Misteri berlinesi. Passeggiate nell'anima tedesca

Misteri berlinesi. Passeggiate nell'anima tedesca

Tutto corre sul filo di un vagabondaggio che è allo stesso tempo una battuta di caccia: dai simboli più ovvi della nuova Berlino alla dimensione del fiabesco, sempre latente, e a quella del mostruoso che sempre incombe sulle cose tedesche. Poi la Berlino ebraica, che è il primo baricentro, e quel secondo baricentro che è il genio urbanistico-architettonico di Karl Friedrich Schinkel, con un fulcro nell’Isola dei Musei. La forma-museo è, infatti, la vocazione profonda di questa città Arca delle Culture, crogiuolo di tradizioni, specie le più arcaiche, esotiche, cariche di energie primordiali. E così che quella che può apparire come una «introduzione a Berlino», con richiami a luoghi noti e più che noti, si precisa via via come la ricerca di un centro in qualche modo assoluto: quel mundus o umbilicus che la città non ha mai avuto e di cui sembra avere bisogno proprio nella fase della sua rifondazione, i cui numi tutelari non sono tanto i fratelli Humboldt, quanto il berlinese Schinkel e l’ebreo-amburghese Aby Warburg. Non solo libro-mondo su Berlino, tuttavia: attorno a questa indagine che è estetica, architettonica, filosofica, ermeneutica, si dispongono anche molti rami collaterali e riflessioni sul carattere di una nazione. Sempre tendendo a quel quid che costituisce l’innegabile diversità tedesca e che queste «passeggiate» si propongono di cogliere, osservare, comprendere Riflettere sulla topografia di Berlino diventa così un’avventura dello sguardo alla ricerca di costanti, di campi di forza, che attraversano l’intera storia tedesca, o almeno gli ultimi secoli.
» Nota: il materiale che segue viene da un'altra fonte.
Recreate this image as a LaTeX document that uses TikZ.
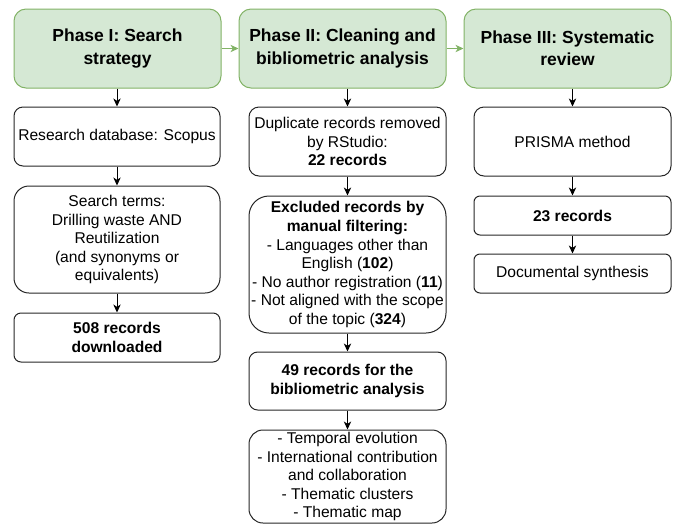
\documentclass[tikz,border=0pt]{standalone}
\usepackage{fontspec}
\setmainfont{Liberation Sans}
\usetikzlibrary{arrows.meta}
\definecolor{phfill}{HTML}{D5E8D4}
\definecolor{phdraw}{HTML}{82B366}
\begin{document}
\begin{tikzpicture}[x=0.75pt,y=-0.75pt,
  phasebox/.style={draw=phdraw, fill=phfill, line width=0.75pt, rounded corners=9pt,
    minimum width=155.25pt, minimum height=59.25pt, inner sep=0pt, align=center,
    font=\fontsize{13.1pt}{16.75pt}\selectfont\bfseries},
  flowbox/.style={draw=black!85, line width=0.75pt, inner sep=0pt, align=center,
    font=\fontsize{11.7pt}{13.9pt}\selectfont},
  colone/.style={flowbox, minimum width=154.5pt},
  coltwo/.style={flowbox, minimum width=147.75pt},
  flowarrow/.style={draw=black, line width=0.75pt, -{Stealth[length=6pt,width=5.5pt,inset=1.8pt]}},
  phasearrow/.style={draw=phdraw, line width=0.75pt, -{Stealth[length=6pt,width=5.5pt,inset=1.8pt]}}
]
\useasboundingbox (0,0) rectangle (676,526);
% Phase boxes
\node[phasebox] (p1) at (117.5,48.5) {Phase I: Search\\strategy};
\node[phasebox] (p2) at (342.5,48.5) {Phase II: Cleaning and\\bibliometric analysis};
\node[phasebox] (p3) at (567.5,48.5) {Phase III: Systematic\\review};
% Column I
\node[colone, minimum height=44.25pt, rounded corners=6.75pt] (r) at (117,136.5) {Research database: Scopus};
\node[colone, minimum height=80.25pt, rounded corners=11.25pt] (s) at (117,239.5)
  {Search terms:\\Drilling waste AND\\Reutilization\\(and synonyms or\\equivalents)};
\node[colone, minimum height=36.75pt, rounded corners=5.25pt] (d508) at (117,337.5)
  {\textbf{508 records}\\\textbf{downloaded}};
% Column II
\node[coltwo, minimum height=51.75pt, rounded corners=7.5pt] (dup) at (347.5,141.5)
  {Duplicate records removed\\by RStudio:\\\textbf{22 records}};
\node[coltwo, minimum height=102.75pt, rounded corners=15pt] (exc) at (347.5,264.5)
  {\textbf{Excluded records by}\\\textbf{manual filtering:}\\- Languages other than\\English (\textbf{102})\\\makebox[0pt]{- No author registration (\textbf{11})}\\\makebox[0pt]{- Not aligned with the scope}\\of the topic (\textbf{324})};
\node[coltwo, minimum height=43.5pt, rounded corners=6.5pt] (r49) at (347.5,381)
  {\textbf{49 records for the}\\\textbf{bibliometric analysis}};
\node[coltwo, minimum height=69.75pt, rounded corners=10.5pt] (last) at (347.5,476.5)
  {- Temporal evolution\\- International contribution\\and collaboration\\- Thematic clusters\\- Thematic map};
% Column III
\node[coltwo, minimum height=51.75pt, rounded corners=7.5pt] (prisma) at (572.5,141.5) {PRISMA method};
\node[coltwo, minimum height=29.25pt, rounded corners=4.5pt] (r23) at (572.5,215.5) {\textbf{23 records}};
\node[coltwo, minimum height=29.25pt, rounded corners=4.5pt] (doc) at (572.5,273.5) {Documental synthesis};
% Phase arrows
\draw[phasearrow] (p1) -- (p2);
\draw[phasearrow] (p2) -- (p3);
% Vertical arrows
\draw[flowarrow] (p1.south -| r.north) -- (r.north);
\draw[flowarrow] (r) -- (s);
\draw[flowarrow] (s) -- (d508);
\draw[flowarrow] (p2.south -| dup.north) -- (dup.north);
\draw[flowarrow] (dup) -- (exc);
\draw[flowarrow] (exc) -- (r49);
\draw[flowarrow] (r49) -- (last);
\draw[flowarrow] (p3.south -| prisma.north) -- (prisma.north);
\draw[flowarrow] (prisma) -- (r23);
\draw[flowarrow] (r23) -- (doc);
\end{tikzpicture}
\end{document}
E il bottino – aggirarsi tra parchi e memoriali e falansteri edilizi come in una battuta di caccia grossa – è prezioso, perché porta in evidenza quella che è una sorda ossessione tedesca, e probabilmente un destino: quello di una nazione e di una cultura cui la forma politica dello Stato-Nazione (ma anche quella dell’Impero, del Reich) non si addice, perché la «vocazione» tedesca non è di governare il mondo – meglio di no – ma piuttosto di capirlo.